Objective ▸
Without including any images, repeat the data exactly.

Recorded information ▸
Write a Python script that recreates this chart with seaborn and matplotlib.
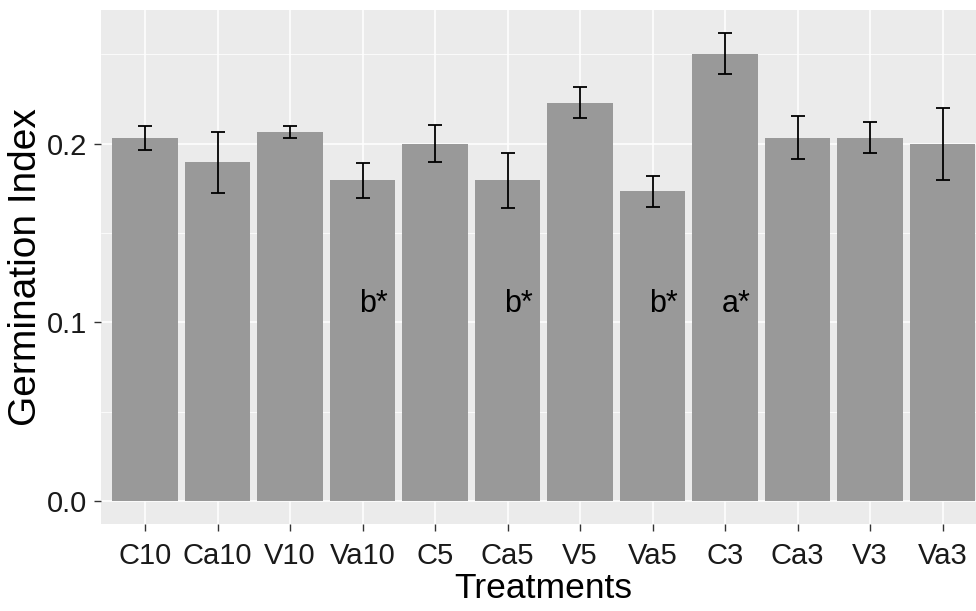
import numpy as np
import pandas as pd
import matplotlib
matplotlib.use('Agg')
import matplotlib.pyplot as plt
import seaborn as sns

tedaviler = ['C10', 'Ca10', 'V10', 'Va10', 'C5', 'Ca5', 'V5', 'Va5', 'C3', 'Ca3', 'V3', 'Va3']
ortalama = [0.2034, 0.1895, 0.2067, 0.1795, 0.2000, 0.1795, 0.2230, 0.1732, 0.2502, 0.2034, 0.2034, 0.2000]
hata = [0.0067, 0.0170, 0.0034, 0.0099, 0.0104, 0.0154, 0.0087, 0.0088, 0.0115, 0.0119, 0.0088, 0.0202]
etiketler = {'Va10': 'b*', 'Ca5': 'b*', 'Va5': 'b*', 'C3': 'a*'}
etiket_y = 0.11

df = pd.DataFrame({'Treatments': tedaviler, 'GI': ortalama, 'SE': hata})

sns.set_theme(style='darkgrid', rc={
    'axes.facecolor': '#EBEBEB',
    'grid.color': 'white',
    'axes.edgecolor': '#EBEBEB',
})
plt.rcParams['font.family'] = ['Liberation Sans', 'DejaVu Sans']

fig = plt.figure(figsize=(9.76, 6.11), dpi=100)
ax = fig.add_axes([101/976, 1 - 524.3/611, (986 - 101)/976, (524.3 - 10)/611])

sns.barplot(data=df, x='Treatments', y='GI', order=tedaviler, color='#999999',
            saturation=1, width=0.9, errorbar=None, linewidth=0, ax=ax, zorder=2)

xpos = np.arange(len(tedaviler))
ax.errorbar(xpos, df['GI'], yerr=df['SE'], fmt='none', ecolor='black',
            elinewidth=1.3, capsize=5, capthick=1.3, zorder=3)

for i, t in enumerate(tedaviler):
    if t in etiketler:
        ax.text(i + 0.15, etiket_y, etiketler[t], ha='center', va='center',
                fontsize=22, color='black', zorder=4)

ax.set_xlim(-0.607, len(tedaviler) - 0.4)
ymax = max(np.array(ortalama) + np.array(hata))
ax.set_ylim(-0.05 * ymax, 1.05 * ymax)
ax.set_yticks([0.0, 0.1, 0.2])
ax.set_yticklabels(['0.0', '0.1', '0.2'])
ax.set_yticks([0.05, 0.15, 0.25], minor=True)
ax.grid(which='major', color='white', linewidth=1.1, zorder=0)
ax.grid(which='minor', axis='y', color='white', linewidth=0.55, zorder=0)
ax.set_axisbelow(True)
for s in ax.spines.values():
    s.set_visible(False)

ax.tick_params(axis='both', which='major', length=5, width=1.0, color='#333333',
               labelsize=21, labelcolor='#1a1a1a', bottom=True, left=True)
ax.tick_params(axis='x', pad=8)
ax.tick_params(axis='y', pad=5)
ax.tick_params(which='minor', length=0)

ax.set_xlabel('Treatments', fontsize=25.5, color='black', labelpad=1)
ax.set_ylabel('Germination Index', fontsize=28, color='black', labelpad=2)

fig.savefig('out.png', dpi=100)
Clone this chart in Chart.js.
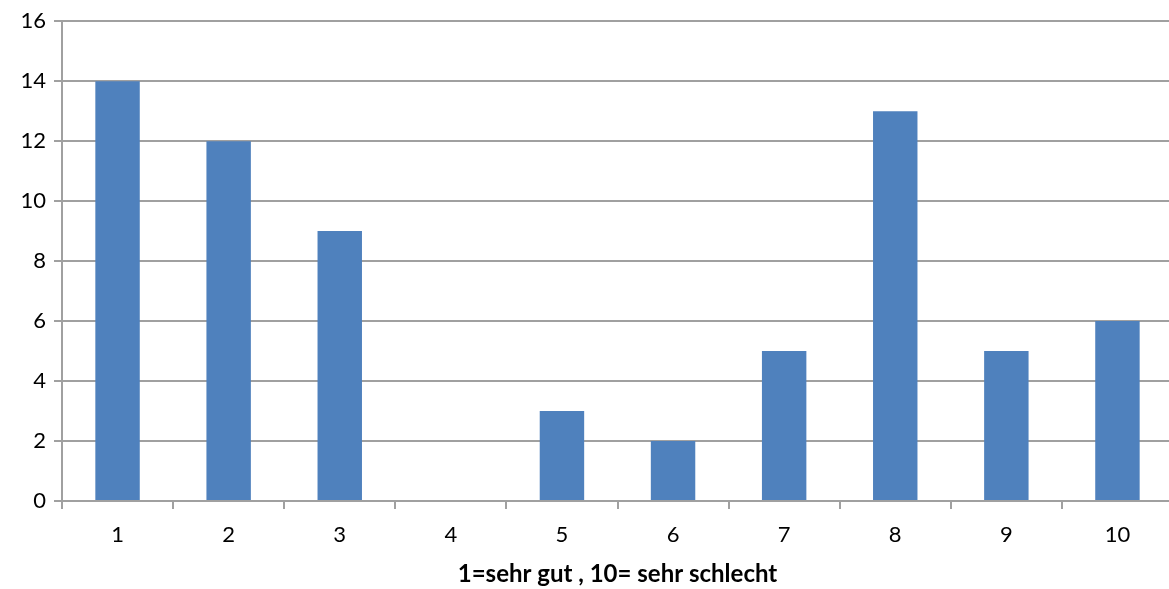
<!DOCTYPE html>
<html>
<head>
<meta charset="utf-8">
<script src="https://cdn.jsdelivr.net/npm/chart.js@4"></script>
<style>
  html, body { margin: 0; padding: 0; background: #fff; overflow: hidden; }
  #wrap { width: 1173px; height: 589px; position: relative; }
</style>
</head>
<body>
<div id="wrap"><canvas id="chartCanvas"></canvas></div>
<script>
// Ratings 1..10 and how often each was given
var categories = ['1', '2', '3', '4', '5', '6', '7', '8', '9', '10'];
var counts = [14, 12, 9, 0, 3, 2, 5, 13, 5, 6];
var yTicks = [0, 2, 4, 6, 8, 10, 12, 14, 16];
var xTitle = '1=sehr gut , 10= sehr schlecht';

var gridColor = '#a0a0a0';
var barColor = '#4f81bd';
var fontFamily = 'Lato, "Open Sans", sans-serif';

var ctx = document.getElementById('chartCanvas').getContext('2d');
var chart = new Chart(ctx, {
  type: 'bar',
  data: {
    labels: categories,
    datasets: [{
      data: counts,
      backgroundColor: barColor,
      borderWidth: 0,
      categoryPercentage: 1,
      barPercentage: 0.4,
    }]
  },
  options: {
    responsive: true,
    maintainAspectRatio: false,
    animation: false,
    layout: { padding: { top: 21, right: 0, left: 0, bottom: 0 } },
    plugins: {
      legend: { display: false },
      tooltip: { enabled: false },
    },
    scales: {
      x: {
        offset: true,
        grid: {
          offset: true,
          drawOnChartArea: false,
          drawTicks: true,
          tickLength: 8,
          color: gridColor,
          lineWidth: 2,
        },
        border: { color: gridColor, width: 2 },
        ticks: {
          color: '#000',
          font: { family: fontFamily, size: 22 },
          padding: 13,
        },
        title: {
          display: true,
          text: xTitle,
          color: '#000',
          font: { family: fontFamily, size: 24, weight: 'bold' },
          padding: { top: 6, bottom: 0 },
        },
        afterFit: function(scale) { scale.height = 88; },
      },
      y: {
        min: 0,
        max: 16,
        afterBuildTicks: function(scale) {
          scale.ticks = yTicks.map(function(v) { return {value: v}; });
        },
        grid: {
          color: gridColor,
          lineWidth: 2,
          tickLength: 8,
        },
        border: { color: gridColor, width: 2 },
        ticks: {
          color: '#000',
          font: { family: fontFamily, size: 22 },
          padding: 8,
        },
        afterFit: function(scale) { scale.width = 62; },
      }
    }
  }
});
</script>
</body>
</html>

Full response ▸
Write a Python script that recreates this chart with seaborn and matplotlib.
import numpy as np
import pandas as pd
import matplotlib
matplotlib.use('Agg')
import matplotlib.pyplot as plt
import seaborn as sns

tedaviler = ['C10', 'Ca10', 'V10', 'Va10', 'C5', 'Ca5', 'V5', 'Va5', 'C3', 'Ca3', 'V3', 'Va3']
ortalama = [0.2034, 0.1895, 0.2067, 0.1795, 0.2000, 0.1795, 0.2230, 0.1732, 0.2502, 0.2034, 0.2034, 0.2000]
hata = [0.0067, 0.0170, 0.0034, 0.0099, 0.0104, 0.0154, 0.0087, 0.0088, 0.0115, 0.0119, 0.0088, 0.0202]
etiketler = {'Va10': 'b*', 'Ca5': 'b*', 'Va5': 'b*', 'C3': 'a*'}
etiket_y = 0.11

df = pd.DataFrame({'Treatments': tedaviler, 'GI': ortalama, 'SE': hata})

sns.set_theme(style='darkgrid', rc={
    'axes.facecolor': '#EBEBEB',
    'grid.color': 'white',
    'axes.edgecolor': '#EBEBEB',
})
plt.rcParams['font.family'] = ['Liberation Sans', 'DejaVu Sans']

fig = plt.figure(figsize=(9.76, 6.11), dpi=100)
ax = fig.add_axes([101/976, 1 - 524.3/611, (986 - 101)/976, (524.3 - 10)/611])

sns.barplot(data=df, x='Treatments', y='GI', order=tedaviler, color='#999999',
            saturation=1, width=0.9, errorbar=None, linewidth=0, ax=ax, zorder=2)

xpos = np.arange(len(tedaviler))
ax.errorbar(xpos, df['GI'], yerr=df['SE'], fmt='none', ecolor='black',
            elinewidth=1.3, capsize=5, capthick=1.3, zorder=3)

for i, t in enumerate(tedaviler):
    if t in etiketler:
        ax.text(i + 0.15, etiket_y, etiketler[t], ha='center', va='center',
                fontsize=22, color='black', zorder=4)

ax.set_xlim(-0.607, len(tedaviler) - 0.4)
ymax = max(np.array(ortalama) + np.array(hata))
ax.set_ylim(-0.05 * ymax, 1.05 * ymax)
ax.set_yticks([0.0, 0.1, 0.2])
ax.set_yticklabels(['0.0', '0.1', '0.2'])
ax.set_yticks([0.05, 0.15, 0.25], minor=True)
ax.grid(which='major', color='white', linewidth=1.1, zorder=0)
ax.grid(which='minor', axis='y', color='white', linewidth=0.55, zorder=0)
ax.set_axisbelow(True)
for s in ax.spines.values():
    s.set_visible(False)

ax.tick_params(axis='both', which='major', length=5, width=1.0, color='#333333',
               labelsize=21, labelcolor='#1a1a1a', bottom=True, left=True)
ax.tick_params(axis='x', pad=8)
ax.tick_params(axis='y', pad=5)
ax.tick_params(which='minor', length=0)

ax.set_xlabel('Treatments', fontsize=25.5, color='black', labelpad=1)
ax.set_ylabel('Germination Index', fontsize=28, color='black', labelpad=2)

fig.savefig('out.png', dpi=100)
Clone this chart in Chart.js.
<!DOCTYPE html>
<html>
<head>
<meta charset="utf-8">
<script src="https://cdn.jsdelivr.net/npm/chart.js@4"></script>
<style>
  html, body { margin: 0; padding: 0; background: #fff; overflow: hidden; }
  #wrap { width: 1173px; height: 589px; position: relative; }
</style>
</head>
<body>
<div id="wrap"><canvas id="chartCanvas"></canvas></div>
<script>
// Ratings 1..10 and how often each was given
var categories = ['1', '2', '3', '4', '5', '6', '7', '8', '9', '10'];
var counts = [14, 12, 9, 0, 3, 2, 5, 13, 5, 6];
var yTicks = [0, 2, 4, 6, 8, 10, 12, 14, 16];
var xTitle = '1=sehr gut , 10= sehr schlecht';

var gridColor = '#a0a0a0';
var barColor = '#4f81bd';
var fontFamily = 'Lato, "Open Sans", sans-serif';

var ctx = document.getElementById('chartCanvas').getContext('2d');
var chart = new Chart(ctx, {
  type: 'bar',
  data: {
    labels: categories,
    datasets: [{
      data: counts,
      backgroundColor: barColor,
      borderWidth: 0,
      categoryPercentage: 1,
      barPercentage: 0.4,
    }]
  },
  options: {
    responsive: true,
    maintainAspectRatio: false,
    animation: false,
    layout: { padding: { top: 21, right: 0, left: 0, bottom: 0 } },
    plugins: {
      legend: { display: false },
      tooltip: { enabled: false },
    },
    scales: {
      x: {
        offset: true,
        grid: {
          offset: true,
          drawOnChartArea: false,
          drawTicks: true,
          tickLength: 8,
          color: gridColor,
          lineWidth: 2,
        },
        border: { color: gridColor, width: 2 },
        ticks: {
          color: '#000',
          font: { family: fontFamily, size: 22 },
          padding: 13,
        },
        title: {
          display: true,
          text: xTitle,
          color: '#000',
          font: { family: fontFamily, size: 24, weight: 'bold' },
          padding: { top: 6, bottom: 0 },
        },
        afterFit: function(scale) { scale.height = 88; },
      },
      y: {
        min: 0,
        max: 16,
        afterBuildTicks: function(scale) {
          scale.ticks = yTicks.map(function(v) { return {value: v}; });
        },
        grid: {
          color: gridColor,
          lineWidth: 2,
          tickLength: 8,
        },
        border: { color: gridColor, width: 2 },
        ticks: {
          color: '#000',
          font: { family: fontFamily, size: 22 },
          padding: 8,
        },
        afterFit: function(scale) { scale.width = 62; },
      }
    }
  }
});
</script>
</body>
</html>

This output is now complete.